— BEGIN Given information —

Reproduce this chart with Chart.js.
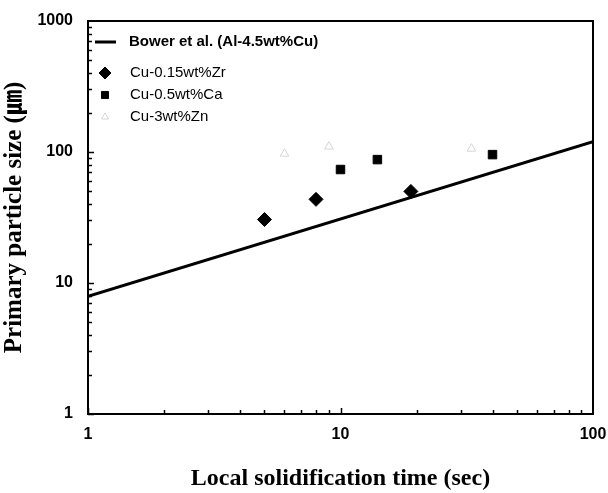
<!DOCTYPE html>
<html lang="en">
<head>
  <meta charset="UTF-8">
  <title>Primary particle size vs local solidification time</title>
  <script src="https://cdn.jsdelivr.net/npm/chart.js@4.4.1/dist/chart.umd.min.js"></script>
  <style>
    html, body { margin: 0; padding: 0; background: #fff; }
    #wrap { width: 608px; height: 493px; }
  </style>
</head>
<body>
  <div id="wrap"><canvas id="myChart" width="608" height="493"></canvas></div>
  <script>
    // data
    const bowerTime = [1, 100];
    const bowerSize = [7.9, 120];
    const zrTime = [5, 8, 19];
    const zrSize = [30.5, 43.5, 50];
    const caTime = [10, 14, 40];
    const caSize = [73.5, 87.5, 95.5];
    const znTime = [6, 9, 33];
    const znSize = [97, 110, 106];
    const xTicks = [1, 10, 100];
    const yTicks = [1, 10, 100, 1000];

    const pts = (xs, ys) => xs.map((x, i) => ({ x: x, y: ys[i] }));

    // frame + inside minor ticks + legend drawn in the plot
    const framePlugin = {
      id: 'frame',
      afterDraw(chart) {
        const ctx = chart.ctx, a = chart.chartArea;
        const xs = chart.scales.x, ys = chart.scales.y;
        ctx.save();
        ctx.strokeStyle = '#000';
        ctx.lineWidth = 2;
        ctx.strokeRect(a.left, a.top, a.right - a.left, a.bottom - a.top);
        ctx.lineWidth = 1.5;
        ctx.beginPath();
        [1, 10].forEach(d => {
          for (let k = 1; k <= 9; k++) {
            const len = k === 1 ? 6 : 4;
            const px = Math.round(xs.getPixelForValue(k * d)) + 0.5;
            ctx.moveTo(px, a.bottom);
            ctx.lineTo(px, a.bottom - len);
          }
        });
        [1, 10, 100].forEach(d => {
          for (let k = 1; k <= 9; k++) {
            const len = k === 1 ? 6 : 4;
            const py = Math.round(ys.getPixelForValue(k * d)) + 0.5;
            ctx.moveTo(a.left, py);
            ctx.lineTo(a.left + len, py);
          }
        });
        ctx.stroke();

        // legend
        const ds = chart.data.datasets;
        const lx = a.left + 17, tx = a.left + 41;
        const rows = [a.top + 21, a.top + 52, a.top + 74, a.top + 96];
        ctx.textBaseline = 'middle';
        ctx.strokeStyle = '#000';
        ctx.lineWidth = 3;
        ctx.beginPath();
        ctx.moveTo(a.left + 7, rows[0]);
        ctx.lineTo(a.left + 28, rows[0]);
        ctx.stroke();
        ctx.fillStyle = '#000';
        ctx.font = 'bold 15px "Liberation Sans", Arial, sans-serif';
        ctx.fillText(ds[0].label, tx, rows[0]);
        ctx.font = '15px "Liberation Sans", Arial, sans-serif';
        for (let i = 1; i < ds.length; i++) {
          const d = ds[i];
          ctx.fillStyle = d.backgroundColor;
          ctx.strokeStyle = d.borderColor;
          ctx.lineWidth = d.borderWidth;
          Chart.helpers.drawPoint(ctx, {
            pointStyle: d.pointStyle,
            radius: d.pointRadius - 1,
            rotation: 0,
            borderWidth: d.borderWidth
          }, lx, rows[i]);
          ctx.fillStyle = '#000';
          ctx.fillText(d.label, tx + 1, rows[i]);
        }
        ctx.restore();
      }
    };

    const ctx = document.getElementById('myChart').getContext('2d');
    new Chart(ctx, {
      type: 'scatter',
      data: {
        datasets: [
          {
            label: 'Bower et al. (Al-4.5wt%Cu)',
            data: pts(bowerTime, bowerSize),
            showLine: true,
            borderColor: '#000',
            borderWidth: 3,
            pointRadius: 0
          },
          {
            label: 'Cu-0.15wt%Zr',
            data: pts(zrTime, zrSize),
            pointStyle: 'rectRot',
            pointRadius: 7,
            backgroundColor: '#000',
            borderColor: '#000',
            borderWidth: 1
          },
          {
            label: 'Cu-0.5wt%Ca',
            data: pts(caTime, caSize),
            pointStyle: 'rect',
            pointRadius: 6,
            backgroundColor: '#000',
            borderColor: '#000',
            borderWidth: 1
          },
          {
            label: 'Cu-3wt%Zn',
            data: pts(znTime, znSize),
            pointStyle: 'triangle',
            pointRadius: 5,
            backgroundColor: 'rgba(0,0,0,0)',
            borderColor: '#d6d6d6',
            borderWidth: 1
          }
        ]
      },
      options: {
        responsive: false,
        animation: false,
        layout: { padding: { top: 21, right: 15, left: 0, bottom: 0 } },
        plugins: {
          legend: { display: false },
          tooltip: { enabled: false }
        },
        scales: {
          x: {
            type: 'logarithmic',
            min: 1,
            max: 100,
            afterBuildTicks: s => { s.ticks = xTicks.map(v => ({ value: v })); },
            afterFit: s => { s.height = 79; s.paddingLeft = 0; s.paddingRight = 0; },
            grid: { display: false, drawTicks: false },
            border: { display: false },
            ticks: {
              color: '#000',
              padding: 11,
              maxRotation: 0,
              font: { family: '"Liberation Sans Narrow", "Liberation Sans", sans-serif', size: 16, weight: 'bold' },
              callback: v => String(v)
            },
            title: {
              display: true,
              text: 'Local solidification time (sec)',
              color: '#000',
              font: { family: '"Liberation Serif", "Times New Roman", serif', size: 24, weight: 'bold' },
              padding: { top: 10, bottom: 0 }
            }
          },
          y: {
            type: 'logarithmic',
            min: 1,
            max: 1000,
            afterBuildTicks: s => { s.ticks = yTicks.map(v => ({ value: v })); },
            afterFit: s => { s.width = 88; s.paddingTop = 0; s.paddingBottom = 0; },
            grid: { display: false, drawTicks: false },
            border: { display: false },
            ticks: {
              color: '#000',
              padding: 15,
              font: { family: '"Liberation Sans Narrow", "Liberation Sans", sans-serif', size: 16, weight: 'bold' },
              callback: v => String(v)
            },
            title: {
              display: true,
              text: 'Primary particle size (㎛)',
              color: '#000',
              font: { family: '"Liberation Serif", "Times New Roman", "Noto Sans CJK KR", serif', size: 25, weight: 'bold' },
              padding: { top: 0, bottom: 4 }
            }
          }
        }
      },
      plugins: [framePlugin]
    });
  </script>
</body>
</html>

— END Given information —

• _Exercise_: Reproduce the listing exactly. Leave its pictures out.

• _Task output_:
Reproduce this chart with Chart.js.
<!DOCTYPE html>
<html lang="en">
<head>
  <meta charset="UTF-8">
  <title>Primary particle size vs local solidification time</title>
  <script src="https://cdn.jsdelivr.net/npm/chart.js@4.4.1/dist/chart.umd.min.js"></script>
  <style>
    html, body { margin: 0; padding: 0; background: #fff; }
    #wrap { width: 608px; height: 493px; }
  </style>
</head>
<body>
  <div id="wrap"><canvas id="myChart" width="608" height="493"></canvas></div>
  <script>
    // data
    const bowerTime = [1, 100];
    const bowerSize = [7.9, 120];
    const zrTime = [5, 8, 19];
    const zrSize = [30.5, 43.5, 50];
    const caTime = [10, 14, 40];
    const caSize = [73.5, 87.5, 95.5];
    const znTime = [6, 9, 33];
    const znSize = [97, 110, 106];
    const xTicks = [1, 10, 100];
    const yTicks = [1, 10, 100, 1000];

    const pts = (xs, ys) => xs.map((x, i) => ({ x: x, y: ys[i] }));

    // frame + inside minor ticks + legend drawn in the plot
    const framePlugin = {
      id: 'frame',
      afterDraw(chart) {
        const ctx = chart.ctx, a = chart.chartArea;
        const xs = chart.scales.x, ys = chart.scales.y;
        ctx.save();
        ctx.strokeStyle = '#000';
        ctx.lineWidth = 2;
        ctx.strokeRect(a.left, a.top, a.right - a.left, a.bottom - a.top);
        ctx.lineWidth = 1.5;
        ctx.beginPath();
        [1, 10].forEach(d => {
          for (let k = 1; k <= 9; k++) {
            const len = k === 1 ? 6 : 4;
            const px = Math.round(xs.getPixelForValue(k * d)) + 0.5;
            ctx.moveTo(px, a.bottom);
            ctx.lineTo(px, a.bottom - len);
          }
        });
        [1, 10, 100].forEach(d => {
          for (let k = 1; k <= 9; k++) {
            const len = k === 1 ? 6 : 4;
            const py = Math.round(ys.getPixelForValue(k * d)) + 0.5;
            ctx.moveTo(a.left, py);
            ctx.lineTo(a.left + len, py);
          }
        });
        ctx.stroke();

        // legend
        const ds = chart.data.datasets;
        const lx = a.left + 17, tx = a.left + 41;
        const rows = [a.top + 21, a.top + 52, a.top + 74, a.top + 96];
        ctx.textBaseline = 'middle';
        ctx.strokeStyle = '#000';
        ctx.lineWidth = 3;
        ctx.beginPath();
        ctx.moveTo(a.left + 7, rows[0]);
        ctx.lineTo(a.left + 28, rows[0]);
        ctx.stroke();
        ctx.fillStyle = '#000';
        ctx.font = 'bold 15px "Liberation Sans", Arial, sans-serif';
        ctx.fillText(ds[0].label, tx, rows[0]);
        ctx.font = '15px "Liberation Sans", Arial, sans-serif';
        for (let i = 1; i < ds.length; i++) {
          const d = ds[i];
          ctx.fillStyle = d.backgroundColor;
          ctx.strokeStyle = d.borderColor;
          ctx.lineWidth = d.borderWidth;
          Chart.helpers.drawPoint(ctx, {
            pointStyle: d.pointStyle,
            radius: d.pointRadius - 1,
            rotation: 0,
            borderWidth: d.borderWidth
          }, lx, rows[i]);
          ctx.fillStyle = '#000';
          ctx.fillText(d.label, tx + 1, rows[i]);
        }
        ctx.restore();
      }
    };

    const ctx = document.getElementById('myChart').getContext('2d');
    new Chart(ctx, {
      type: 'scatter',
      data: {
        datasets: [
          {
            label: 'Bower et al. (Al-4.5wt%Cu)',
            data: pts(bowerTime, bowerSize),
            showLine: true,
            borderColor: '#000',
            borderWidth: 3,
            pointRadius: 0
          },
          {
            label: 'Cu-0.15wt%Zr',
            data: pts(zrTime, zrSize),
            pointStyle: 'rectRot',
            pointRadius: 7,
            backgroundColor: '#000',
            borderColor: '#000',
            borderWidth: 1
          },
          {
            label: 'Cu-0.5wt%Ca',
            data: pts(caTime, caSize),
            pointStyle: 'rect',
            pointRadius: 6,
            backgroundColor: '#000',
            borderColor: '#000',
            borderWidth: 1
          },
          {
            label: 'Cu-3wt%Zn',
            data: pts(znTime, znSize),
            pointStyle: 'triangle',
            pointRadius: 5,
            backgroundColor: 'rgba(0,0,0,0)',
            borderColor: '#d6d6d6',
            borderWidth: 1
          }
        ]
      },
      options: {
        responsive: false,
        animation: false,
        layout: { padding: { top: 21, right: 15, left: 0, bottom: 0 } },
        plugins: {
          legend: { display: false },
          tooltip: { enabled: false }
        },
        scales: {
          x: {
            type: 'logarithmic',
            min: 1,
            max: 100,
            afterBuildTicks: s => { s.ticks = xTicks.map(v => ({ value: v })); },
            afterFit: s => { s.height = 79; s.paddingLeft = 0; s.paddingRight = 0; },
            grid: { display: false, drawTicks: false },
            border: { display: false },
            ticks: {
              color: '#000',
              padding: 11,
              maxRotation: 0,
              font: { family: '"Liberation Sans Narrow", "Liberation Sans", sans-serif', size: 16, weight: 'bold' },
              callback: v => String(v)
            },
            title: {
              display: true,
              text: 'Local solidification time (sec)',
              color: '#000',
              font: { family: '"Liberation Serif", "Times New Roman", serif', size: 24, weight: 'bold' },
              padding: { top: 10, bottom: 0 }
            }
          },
          y: {
            type: 'logarithmic',
            min: 1,
            max: 1000,
            afterBuildTicks: s => { s.ticks = yTicks.map(v => ({ value: v })); },
            afterFit: s => { s.width = 88; s.paddingTop = 0; s.paddingBottom = 0; },
            grid: { display: false, drawTicks: false },
            border: { display: false },
            ticks: {
              color: '#000',
              padding: 15,
              font: { family: '"Liberation Sans Narrow", "Liberation Sans", sans-serif', size: 16, weight: 'bold' },
              callback: v => String(v)
            },
            title: {
              display: true,
              text: 'Primary particle size (㎛)',
              color: '#000',
              font: { family: '"Liberation Serif", "Times New Roman", "Noto Sans CJK KR", serif', size: 25, weight: 'bold' },
              padding: { top: 0, bottom: 4 }
            }
          }
        }
      },
      plugins: [framePlugin]
    });
  </script>
</body>
</html>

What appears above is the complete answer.